Briefly Speaking, by Victor Niederhoffer

  1. During the last eight earnings seasons (from 8th - 30th of earnings month), the stock market was up an average of 0.6%. Why is the road better than the inn?
  2. Approximately 60% of companies beat the average quarterly forecast, 20% hit it and 20% miss it according to First Call. Thus, there is a chronic tendency to underestimate earnings among analysts, and companies tend to pull out the extra stops to beat them. Of what practical value is this.
  3. Why should news of a shortfall of 5 cents on IBM with the estimate for the rest of the year "in line with what you boys are thinking," according to IBM's treasurer, cause 13 declines in a row covering 18%?
  4. It would be the kind of symmetry that the market loves if the big decline were to start in conjunction with those who knew about IBM'S shortfall and stepped up earnings report in advance selling madly, and end with Intel reporting better-than-expected earnings as it usually does. Presumably Texas Instruments is not symmetrical enough.
  5. A Big League query. Given the market has been down three days in a row and the current day is up, what are the chances that the current change will be above five points? The answer is very surprisingly 4 to 1, but this is the kind of useless query that we encourage you never to make.
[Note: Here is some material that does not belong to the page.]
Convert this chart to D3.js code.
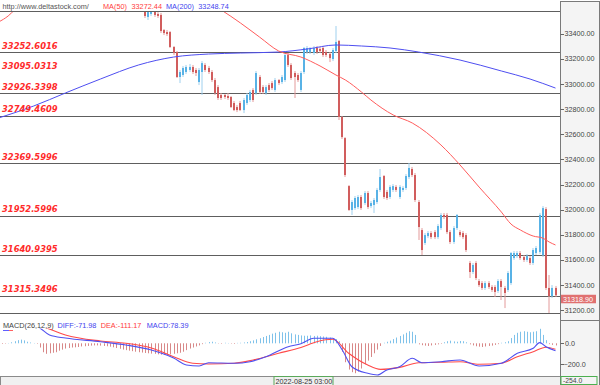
<!DOCTYPE html>
<html><head><meta charset="utf-8">
<script src="https://cdn.jsdelivr.net/npm/d3@7"></script>
<style>body{margin:0;background:#fff}svg{display:block}</style>
</head><body><svg id="c" width="600" height="385"></svg>
<script>
// ---------- DATA ----------
const firstCandleIndex = 46; // earlier bars are above the visible price range
// [open, high, low, close]
const candles = [
[33629,33669,33526,33542],[33534,33589,33510,33573],[33558,33605,33542,33589],[33589,33605,33534,33550],
[33558,33573,33526,33542],[33550,33566,33406,33422],[33430,33438,33390,33406],[33414,33430,33382,33398],
[33414,33422,33287,33295],[33295,33303,33231,33247],[33255,33263,33048,33056],[33056,33112,33008,33096],
[33072,33144,33056,33128],[33096,33152,33080,33136],[33112,33160,33096,33136],[33136,33152,33080,33096],
[33112,33128,33064,33088],[33016,33128,32992,33112],[33096,33183,32913,33167],[33152,33167,33096,33112],
[33128,33144,33080,33096],[33096,33112,33016,33032],[33032,33048,32913,32929],[32976,32992,32873,32889],
[32913,32929,32873,32889],[32913,32921,32881,32897],[32905,32929,32873,32889],[32897,32905,32809,32817],
[32849,32865,32785,32793],[32817,32833,32777,32793],[32849,32865,32785,32793],[32793,32889,32769,32873],
[32849,32929,32833,32913],[32873,32953,32857,32937],[32953,32968,32857,32873],[32929,33104,32913,33088],
[33056,33072,32921,32937],[32976,32992,32921,32937],[32929,32992,32913,32976],[32992,33008,32937,32953],
[33008,33024,32953,32968],[32953,33048,32937,33032],[33032,33040,32992,33008],[33016,33072,33000,33056],
[33032,33247,33016,33231],[33231,33247,33136,33152],[33152,33167,33032,33048],[33088,33104,32889,33056],
[33072,33088,33016,33032],[32953,33104,32937,33088],[33096,33295,33080,33287],[33255,33303,33239,33287],
[33255,33295,33239,33279],[33247,33303,33231,33287],[33287,33303,33239,33255],[33279,33295,33247,33263],
[33287,33303,33215,33231],[33255,33271,33215,33231],[33239,33255,33175,33207],[33199,33287,33183,33271],
[33263,33462,33247,33335],[33343,33351,32714,32738],[32738,32746,32563,32578],[32570,32578,32260,32276],
[32188,32196,31990,31998],[31998,32077,31958,32061],[32013,32109,31998,32093],[32021,32117,32005,32101],
[32101,32117,31998,32013],[32053,32149,32037,32133],[32133,32149,32005,32021],[32029,32069,32013,32053],
[32037,32093,31974,32077],[32061,32173,32045,32157],[32157,32324,32141,32260],[32268,32276,32085,32101],
[32141,32157,32077,32093],[32101,32196,32085,32181],[32157,32204,32141,32188],[32181,32196,32141,32157],
[32101,32196,32085,32181],[32157,32188,32141,32173],[32173,32284,32157,32268],[32260,32372,32244,32332],
[32324,32340,32260,32276],[32276,32292,32061,32077],[32061,32077,31759,31862],[31838,31854,31639,31679],
[31735,31814,31719,31798],[31790,31830,31774,31814],[31814,31830,31766,31782],[31822,31838,31766,31782],
[31782,31886,31766,31870],[31854,31974,31838,31958],[31958,31974,31926,31942],[31958,31974,31806,31822],
[31822,31838,31727,31743],[31743,31870,31727,31854],[31854,31966,31838,31958],[31822,31838,31782,31798],
[31814,31830,31766,31782],[31798,31814,31663,31679],[31576,31592,31456,31504],[31504,31576,31488,31560],
[31576,31592,31440,31456],[31432,31448,31385,31400],[31416,31432,31361,31377],[31377,31432,31361,31416],
[31416,31432,31369,31385],[31385,31400,31345,31361],[31385,31400,31305,31345],[31353,31448,31337,31432],
[31432,31448,31281,31385],[31377,31393,31217,31337],[31361,31512,31345,31496],[31416,31663,31400,31655],
[31615,31671,31600,31655],[31631,31671,31615,31655],[31655,31671,31600,31615],[31623,31639,31584,31600],
[31600,31647,31584,31631],[31615,31631,31560,31576],[31576,31695,31560,31679],[31655,31711,31639,31695],
[31663,31974,31647,31958],[31639,32029,31623,32013],[32005,32021,31361,31377],[31377,31480,31178,31313],
[31313,31400,31297,31377],[31377,31393,31305,31318.9]
];
// moving averages, [bar index, value]
const ma50 = [[0,33494],[3,33542],[5,33589],[8,33640],[20,33760],[40,33800],[60,33720],[66,33650],
[70,33589],[76,33486],[82,33374],[88,33263],[95,33215],[101,33144],[106,33072],[109,33032],[114,32937],
[117,32873],[124,32754],[130,32690],[139,32515],[145,32356],[151,32180],[158,31981],[161,31886],
[164,31838],[168,31790],[171,31774],[173,31743],[175,31719]];
const ma200 = [[0,32730],[11,32825],[21,32929],[32,33040],[44,33152],[55,33215],[66,33239],[76,33247],
[88,33255],[97,33279],[106,33311],[114,33303],[123,33287],[132,33255],[145,33191],[158,33104],[167,33040],[175,32968]];
const levels = [33252.6016, 33095.0313, 32926.3398, 32749.4609, 32369.5996, 31952.5996, 31640.9395, 31315.3496];
const levelLabels = ["33252.6016","33095.0313","32926.3398","32749.4609","32369.5996","31952.5996","31640.9395","31315.3496"];
const levelHasLine = [true,false,true,true,true,true,true,true];
const priceTicks = [33400,33200,33000,32800,32600,32400,32200,32000,31800,31600,31400,31200];
const lastPrice = 31318.90;
// MACD histogram, bar indices 1..175
const macdHist = [
-6,-4,3,10,20,30,35,28,15,8,3,-5,
-40,-85,-100,-95,-90,-85,-70,-60,-50,
-45,-40,-38,-35,-30,-28,-25,-22,-20,-20,-22,-25,-28,-32,
-38,-45,-52,-60,-65,-70,-75,-80,-85,-88,-92,-95,-98,
-100,-105,-108,-110,-108,-105,-100,-95,-90,-80,
-65,-50,-40,-30,-20,
-8,5,12,15,8,
-3,-5,5,3,-4,-6,4,5,8,
12,20,28,38,48,60,70,80,92,100,110,105,100,110,95,85,80,75,72,
72,75,70,72,68,65,62,55,48,40,20,
-80,-180,-250,-275,-285,-270,-240,-200,-165,-130,-95,-60,-25,5,
15,25,
40,55,70,85,100,115,110,80,
-10,-18,-22,-25,-20,-15,-10,-5,
10,20,25,18,15,22,20,10,
-10,-20,-28,-32,-35,-30,-25,-22,-15,-8,
5,10,20,
50,80,100,110,115,110,105,110,115,140,80,
30,-8,-15,-20];
const diffLine = [[8,230],[13,146],[16,79],[21,50],[32,15],[40,-16],[48,-64],[55,-140],[59,-206],[63,-216],
[66,-185],[74,-190],[79,-175],[84,-128],[91,-32],[95,-4],[99,48],[105,48],[108,-64],[111,-223],[116,-286],
[119,-302],[122,-254],[126,-223],[130,-143],[133,-185],[139,-175],[145,-159],[151,-216],[158,-190],
[163,-95],[168,-48],[170,6],[172,-32],[175,-70]];
const deaLine = [[10,200],[15,146],[21,79],[32,22],[40,0],[48,-45],[55,-128],[61,-190],[66,-197],[74,-190],
[80,-159],[88,-95],[95,-40],[100,15],[105,38],[110,-95],[116,-207],[120,-248],[126,-229],[132,-185],
[139,-181],[145,-175],[151,-200],[158,-190],[163,-128],[168,-80],[172,-38],[175,-57]];
const macdTicks = [0,-200];
const timeLabel = "2022-08-25 03:00";
const macdValueLabel = "-254.0";

// ---------- LAYOUT ----------
const svg = d3.select('#c');
const plotR = 560.5, mainTop = 11.5, mainBot = 313, macdBot = 376.5;
const x = d3.scaleLinear().domain([46,175]).range([145,555.5]);
const y = d3.scaleLinear().domain([31200,33400]).range([310.2,33.8]);
const ym = d3.scaleLinear().domain([-200,0]).range([364.3,343.3]);
const FONT = '"Liberation Sans", Arial, sans-serif';

const defs = svg.append('defs');
defs.append('clipPath').attr('id','clipMain').append('rect').attr('x',0).attr('y',mainTop).attr('width',plotR).attr('height',mainBot-mainTop);
defs.append('clipPath').attr('id','clipMacd').append('rect').attr('x',0).attr('y',mainBot).attr('width',plotR).attr('height',macdBot-mainBot);

svg.append('rect').attr('width',600).attr('height',385).attr('fill','#fff');

// ---------- MAIN PANEL ----------
const gMain = svg.append('g').attr('clip-path','url(#clipMain)');
levels.forEach((v,i)=>{
  if(!levelHasLine[i]) return;
  const yy = Math.round(y(v))+0.5;
  gMain.append('line').attr('x1',0).attr('x2',plotR).attr('y1',yy).attr('y2',yy)
    .attr('stroke','#5e5e5e').attr('stroke-width',1.2);
});
const cData = candles.map((d,k)=>({i:firstCandleIndex+k,o:d[0],h:d[1],l:d[2],c:d[3]}));
const cg = gMain.selectAll('g.c').data(cData).join('g');
cg.append('line')
  .attr('x1',d=>Math.round(x(d.i))).attr('x2',d=>Math.round(x(d.i)))
  .attr('y1',d=>y(d.h)).attr('y2',d=>y(d.l))
  .attr('stroke',d=>d.c>=d.o?'#9fd0ee':'#e39a9a').attr('stroke-width',1);
cg.append('rect')
  .attr('x',d=>Math.round(x(d.i))-1).attr('width',2)
  .attr('y',d=>y(Math.max(d.o,d.c)))
  .attr('height',d=>Math.max(1,Math.abs(y(d.o)-y(d.c))))
  .attr('fill',d=>d.c>=d.o?'#58b2e6':'#d15d5d');
const line = d3.line().x(d=>x(d[0])).y(d=>y(d[1])).curve(d3.curveMonotoneX);
gMain.append('path').attr('d',line(ma200)).attr('fill','none').attr('stroke','#4e4ef0').attr('stroke-width',1);
gMain.append('path').attr('d',line(ma50)).attr('fill','none').attr('stroke','#ff5c5c').attr('stroke-width',1);
svg.append('line').attr('x1',0).attr('x2',plotR).attr('y1',mainTop).attr('y2',mainTop).attr('stroke','#5e5e5e').attr('stroke-width',1.2);

svg.append('g').selectAll('text').data(levels).join('text')
  .attr('x',2).attr('y',d=>y(d)-3.3)
  .attr('font-family','"DejaVu Sans", Verdana, sans-serif').attr('font-weight','bold').attr('font-style','italic')
  .attr('font-size',8.4).attr('fill','#ff2a2a')
  .text((d,i)=>levelLabels[i]);

const hdr = svg.append('text').attr('x',2.5).attr('y',8.6).attr('font-family',FONT).attr('font-size',7.3);
hdr.append('tspan').attr('fill','#555').text('http://www.deltastock.com/');
hdr.append('tspan').attr('x',103).attr('fill','#ff3c3c').text('MA(50)');
hdr.append('tspan').attr('x',131.5).attr('fill','#ff3c3c').text('33272.44');
hdr.append('tspan').attr('x',166).attr('fill','#4444ee').text('MA(200)');
hdr.append('tspan').attr('x',198.3).attr('fill','#4444ee').text('33248.74');

// ---------- MACD PANEL ----------
const gM = svg.append('g').attr('clip-path','url(#clipMacd)');
const hData = macdHist.map((v,k)=>({i:k+1,v}));
gM.selectAll('rect.h').data(hData).join('rect')
  .attr('x',d=>Math.round(x(d.i))).attr('width',1)
  .attr('y',d=>Math.min(ym(d.v),ym(0))).attr('height',d=>Math.abs(ym(d.v)-ym(0)))
  .attr('fill',d=>d.v>=0?'#7fc2ea':'#d88888');
const mline = d3.line().x(d=>x(d[0])).y(d=>ym(d[1])).curve(d3.curveMonotoneX);
gM.append('path').attr('d',mline(deaLine)).attr('fill','none').attr('stroke','#ff4a4a').attr('stroke-width',1.1);
gM.append('path').attr('d',mline(diffLine)).attr('fill','none').attr('stroke','#5050f0').attr('stroke-width',1.1);
gM.append('rect').attr('x',0).attr('y',mainBot).attr('width',plotR).attr('height',15.5).attr('fill','#fff');
const mh = svg.append('text').attr('x',3).attr('y',327.5).attr('font-family',FONT).attr('font-size',7.3);
mh.append('tspan').attr('fill','#444').text('MACD(26,12,9)');
mh.append('tspan').attr('x',57.5).attr('fill','#4444ee').text('DIFF:-71.98');
mh.append('tspan').attr('x',100.7).attr('fill','#ff3c3c').text('DEA:-111.17');
mh.append('tspan').attr('x',146.7).attr('fill','#4444ee').text('MACD:78.39');
svg.append('line').attr('x1',3).attr('x2',13).attr('y1',330.5).attr('y2',330.5).attr('stroke','#ff6060').attr('stroke-width',1);
svg.append('line').attr('x1',3).attr('x2',9).attr('y1',330.5).attr('y2',330.5).attr('stroke','#6060ff').attr('stroke-width',1);
svg.append('line').attr('x1',0).attr('x2',plotR).attr('y1',mainBot+0.5).attr('y2',mainBot+0.5).attr('stroke','#5e5e5e').attr('stroke-width',1.2);

// ---------- TIME AXIS ----------
svg.append('rect').attr('x',0.5).attr('y',macdBot).attr('width',plotR-0.5).attr('height',12).attr('fill','#f0f0f0').attr('stroke','#8a8a8a');
svg.append('rect').attr('x',274).attr('y',macdBot).attr('width',59).attr('height',12).attr('fill','#f0f0f0').attr('stroke','#5aa85a');
svg.append('text').attr('x',275.5).attr('y',383.8).attr('font-family',FONT).attr('font-size',7.2).attr('fill','#333').text(timeLabel);

// ---------- RIGHT AXIS ----------
svg.append('rect').attr('x',plotR).attr('y',1.5).attr('width',39).attr('height',390).attr('fill','#f4f4f4').attr('stroke','#7a7a7a');
svg.append('line').attr('x1',plotR).attr('x2',600).attr('y1',320.5).attr('y2',320.5).attr('stroke','#7a7a7a');
const ax = svg.append('g');
ax.selectAll('line.t').data(priceTicks).join('line')
  .attr('x1',plotR).attr('x2',plotR+3.5).attr('y1',d=>Math.round(y(d))+0.5).attr('y2',d=>Math.round(y(d))+0.5).attr('stroke','#666');
ax.selectAll('text.t').data(priceTicks).join('text')
  .attr('x',564.5).attr('y',d=>y(d)).attr('dy','0.35em')
  .attr('font-family',FONT).attr('font-size',7.2).attr('fill','#444')
  .text(d=>d3.format('.2f')(d));
const ly = y(lastPrice);
svg.append('rect').attr('x',561).attr('y',ly-0.5).attr('width',35).attr('height',8.5).attr('fill','#e07070');
svg.append('text').attr('x',563).attr('y',ly+4).attr('dy','0.35em').attr('font-family',FONT).attr('font-size',7.2).attr('fill','#fff').text(d3.format('.2f')(lastPrice));
ax.selectAll('line.m').data(macdTicks).join('line')
  .attr('x1',plotR).attr('x2',plotR+3.5).attr('y1',d=>Math.round(ym(d))+0.5).attr('y2',d=>Math.round(ym(d))+0.5).attr('stroke','#666');
ax.selectAll('text.m').data(macdTicks).join('text')
  .attr('x',d=>d<0?563.5:565).attr('y',d=>ym(d)).attr('dy','0.35em')
  .attr('font-family',FONT).attr('font-size',7.2).attr('fill','#444')
  .text(d=>d3.format('.1f')(d));
svg.append('rect').attr('x',561).attr('y',376.5).attr('width',36).attr('height',8).attr('fill','#f4f4f4').attr('stroke','#4caf50');
svg.append('text').attr('x',563).attr('y',383.2).attr('font-family',FONT).attr('font-size',6.8).attr('fill','#444').text(macdValueLabel);
</script></body></html>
Always look ahead not at the random probabilities of a previous event occurring.
  6. TrimTabs has been beating the bush saying that smart buyers like corporate buybacks and acquirers and dollar holders abroad are having a field day buying the Hades out of the market while hedge funds sell it to them with abandon regardless of the price. They hope that when the hedgies are forced to cover, there is not much carnage like occurred in oil and foreign exchange. Let us hope they maintain a proper humility and can walk the tightrope of making money on shorts that no one ever has before.
  7. The average move for the second day after tax day is surprising and well worth investigating with a pencil and envelope.
  8. For want of a nail a war was lost. But for the column that the Collab and I wrote on April 20, 2000 we all wouldn't be here and the world would be so much different. You see we were both out of work, and as our readers constantly reminded us for the next three years, 'How does a guy who blew up his fund and has no job come off writing a column telling people what to do? You can imagine the tightrope we walked with our editors when they received such missives regularly. But Jon Markman saw that column and said "it was the best column he ever read" and then he hired us. And if he hadn't, my goodness--- don't finish that sentence.